Sejak kemarin dan hari ini (8-9 Dzulhijjah) kaum Muslimin meninggalkan Makkah menuju Mina dan Arafah. Sebagian dari Makkah menuju Masy'ar dan Mina menjalankan ibadah sunnah tarwiyah dan wuquf beberapa saat tetapi sebagian lagi langsung dari Mekkah menuju Arafah. Masy'ar, Mina dan Arafah, tidak ada tanda-tanda yang membedakan ketiga tempat ini sepanjang 15 mil dari kota Mekkah. Tidak ada monumen historis, atau monument keagamaan di ketiga tempat itu. Yang ada adalah engkau hanya singgah sebentar (wuquf) yang berarti berhenti, berdiri, mengejar, mencari, pengetahuan dan pemahaman.
Puncak ibadah haji esok hari tanggal 10 Dzulhijjah adalah wuquf di Arafah. Umat manusia dari pelbagai penjuru dunia pada hari ini tumpah ruah di Arafah. Inilah watak ibadah yang menghadirkan corak pluralisme dan kosmopolitanisme. Disana mereka berbeda dalam corak ragam budaya tetapi memiliki tujuan yang sama, ridha Allah. Selama tiga hari (10, 11, 12 Dzulhijjah) kaum muslimin di Tanah Suci maupun di Tanah Air menyembelih hewan qurban untuk mengenang pengorbanan Ibrahim a.s dan ketulusan Ismail as.

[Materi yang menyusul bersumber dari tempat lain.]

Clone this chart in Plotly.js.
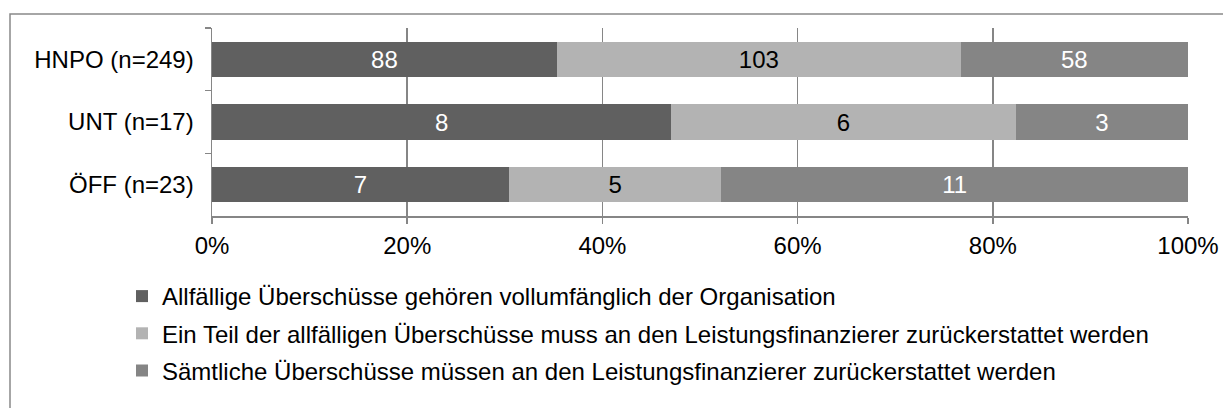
<!DOCTYPE html>
<html>
<head>
<meta charset="utf-8">
<script src="https://cdn.plot.ly/plotly-3.0.1.min.js"></script>
<style>
	html, body { margin: 0; padding: 0; background: #fff; }
	#chart { width: 1223px; height: 408px; }
</style>
</head>
<body>
<div id="chart"></div>
<script>
// groups (top to bottom)
const groups = ["HNPO (n=249)", "UNT (n=17)", "ÖFF (n=23)"]

// counts per answer
const vollumfaenglich = [88, 8, 7]
const teilweise = [103, 6, 5]
const saemtliche = [58, 3, 11]

const seriesNames = [
	"Allfällige Überschüsse gehören vollumfänglich der Organisation",
	"Ein Teil der allfälligen Überschüsse muss an den Leistungsfinanzierer zurückerstattet werden",
	"Sämtliche Überschüsse müssen an den Leistungsfinanzierer zurückerstattet werden"
]

const xTicks = [0, 20, 40, 60, 80, 100]
const xTickText = ["0%", "20%", "40%", "60%", "80%", "100%"]


const FONT = "Liberation Sans, Arial, sans-serif"
const FS = 24
const W = 1223, H = 408
const M = { l: 212, r: 35, t: 28, b: 192 }

// px -> paper helpers
const px = x => (x - M.l) / (W - M.l - M.r)
const py = y => (H - M.b - y) / (H - M.t - M.b)

function makeTrace(vals, i, color, textColor) {
	return {
		type: "bar",
		orientation: "h",
		name: seriesNames[i],
		legendgroup: "g" + i,
		y: groups,
		x: vals,
		text: vals.map(String),
		texttemplate: "%{text}",
		textposition: "inside",
		insidetextanchor: "middle",
		constraintext: "none",
		textfont: { family: FONT, size: FS, color: textColor },
		marker: { color: color, line: { width: 0 } },
		hoverinfo: "skip"
	}
}

const data = [
	makeTrace(vollumfaenglich, 0, "#606060", "#ffffff"),
	makeTrace(teilweise, 1, "#b3b3b3", "#000000"),
	makeTrace(saemtliche, 2, "#858585", "#ffffff")
]

const layout = {
	width: W,
	height: H,
	margin: M,
	barmode: "stack",
	barnorm: "percent",
	bargap: 0.44,
	showlegend: true,
	font: { family: FONT, size: FS, color: "#000" },
	paper_bgcolor: "#fff",
	plot_bgcolor: "#fff",
	xaxis: {
		range: [0, 100],
		tickvals: xTicks,
		ticktext: xTickText,
		showgrid: true,
		gridcolor: "#868686",
		gridwidth: 1.5,
		showline: true,
		linecolor: "#868686",
		linewidth: 1.5,
		ticks: "outside",
		ticklen: 6,
		tickcolor: "#868686",
		tickwidth: 1.5,
		ticklabelstandoff: 2,
		zeroline: false,
		fixedrange: true
	},
	yaxis: {
		autorange: "reversed",
		tickson: "boundaries",
		showgrid: false,
		showline: true,
		linecolor: "#868686",
		linewidth: 1.5,
		ticks: "outside",
		ticklen: 6,
		tickcolor: "#868686",
		tickwidth: 1.5,
		ticklabelstandoff: 12,
		fixedrange: true
	},
	legend: {
		orientation: "v",
		traceorder: "grouped",
		tracegroupgap: 3,
		x: px(122),
		xanchor: "left",
		y: py(274),
		yanchor: "top",
		font: { family: FONT, size: FS, color: "#000" },
		itemwidth: 30,
		bgcolor: "rgba(0,0,0,0)"
	},
	shapes: [{
		type: "rect",
		xref: "paper", yref: "paper",
		x0: px(10), x1: px(1240),
		y0: py(14), y1: py(430),
		line: { color: "#898989", width: 1.5 },
		fillcolor: "rgba(0,0,0,0)",
		layer: "below"
	}]
}

Plotly.newPlot("chart", data, layout, { displayModeBar: false, staticPlot: true })
</script>
</body>
</html>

Dari Arafah, kita akan menuju Mina dan selanjutnya kembali ke Baitullah di kota Mekkah. Mengutip Ali Syariati, inilah gerakan pergi dan gerakan kembali. Haji yang kita lakukan, baik pergi maupun kembali, semuanya bermakna “menuju” sesuatu. Haji adalah sebuah gerakan dan bukan perjalanan. Karena kalau perjalanan maka sudah pasti ada akhirnya. Ia lebih tepat sebuah tujuan mutlak dan sebuah gerakan eksternal menuju tujuan tersebut. Tujuan haji bukanlah sebuah tujuan yang dapat kita capai tetapi yang harus kita hampiri. Itu sebabnya di dalam perjalanan pulang dari Arafah, kita harus berhenti di Mina yang tidak berada di dalam Ka'bah tetapi di luarnya. Kita tidak menggapai tetapi mampir untuk memperoleh ridha-Nya.
Perjalanan kembali kepada Allah itu terbagi tiga (Arafat, Masy'ar dan Mina) yang semuanya harus dilalui. Arafat berarti pengetahuan dan sains, Masy'ar berarti kesadaran dan Mina berarti cinta dan keyakinan. Dari Mekkah pergilah ke Arafah (inna lillahi sesungguhnya kita adalah kepunyaan Allah) dan setelah itu, dari Arafah kembalilah ke Ka'bah (wa inna ilaihi raaji'uun dan kepada-Nya kita akan kembali).